Yes You Can, part 3

Wednesday, May 5, 2010

We've written twice recently on the legality of reducing pension benefits that current state employees earn going forward. Legislative leaders who pretend that isn't possible had better hustle up their own remedy, and fast: Joshua Rauh, a public finance expert at Northwestern University's Kellogg School, calculates that Illinois' pension plans could run out of money as early as … 2018.

The more citizens realize that curbing future benefits is a necessity, the less many lawmakers want to hear about it. Official Springfield, full of people accruing public pensions, would rather delay and deny: Their notion of pension reform has started and stopped with less generous payouts in future decades to people who haven't yet been hired. The more than $2 billion a year that could be saved right now with lower benefits for current workers evidently is money the lawmakers think Illinois can live without.

Gov. Pat Quinn, House Speaker Michael Madigan, Senate President John Cullerton: If this is the legacy you want, keep delaying reforms that would cut costs today. But the denying just got more difficult. On Tuesday, the number of world-class Chicago law firms that say this reform is constitutional grew to four.
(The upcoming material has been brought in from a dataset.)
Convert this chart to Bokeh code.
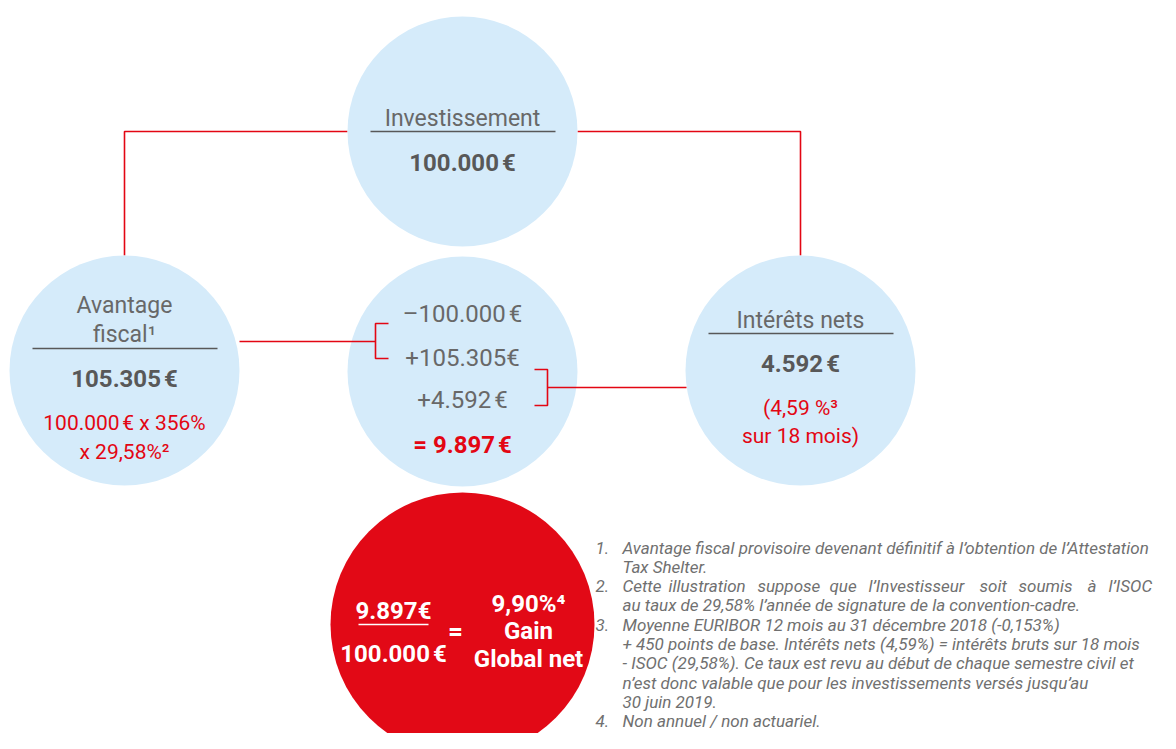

The background: Democrats who run Springfield long have said the state constitution guarantees workers the pension scheme that was in place on the first day of their careers. So the Dems were grumpy when Sidley Austin lawyers researched that point for the Commercial Club of Chicago and concluded: "(S)tatutory pension rights are not frozen in place for all eternity and may be amended to alter the parties' relationship on a prospective basis — meaning to alter benefits to be earned in the future."

But the Dems grew warm and fuzzy again when two former judges, Abner Mikva and Gino DiVito, disagreed with Sidley's opinion. And maybe the judges are right. But the crowd of smart thinkers who say they're wrong is growing. Three more heater firms now concur with Sidley: Jenner & Block, Mayer Brown and Sonnenschein Nath & Rosenthal. Read the agreed-upon thinking at chicagotribune.com/pension. (One twist: It appears that future benefits can be trimmed for all employees except for the relatively small number of judges and state officials whose salaries and tenures are constitutionally protected.)

For lack of repairs, Illinois' pension crisis worsens. Northwestern's Rauh warns that already-promised benefits threaten to empty the pension funds of seven states before 2020: Oklahoma, Louisiana, Illinois, New Jersey, Connecticut, Arkansas and West Virginia.

Yet lawmakers seem interested only in preserving unaffordable pension benefits of employees. Which makes us wonder if legislative leaders are running from this fight not because they think curbing benefits is illegal, but because they fear it's as legal as can be.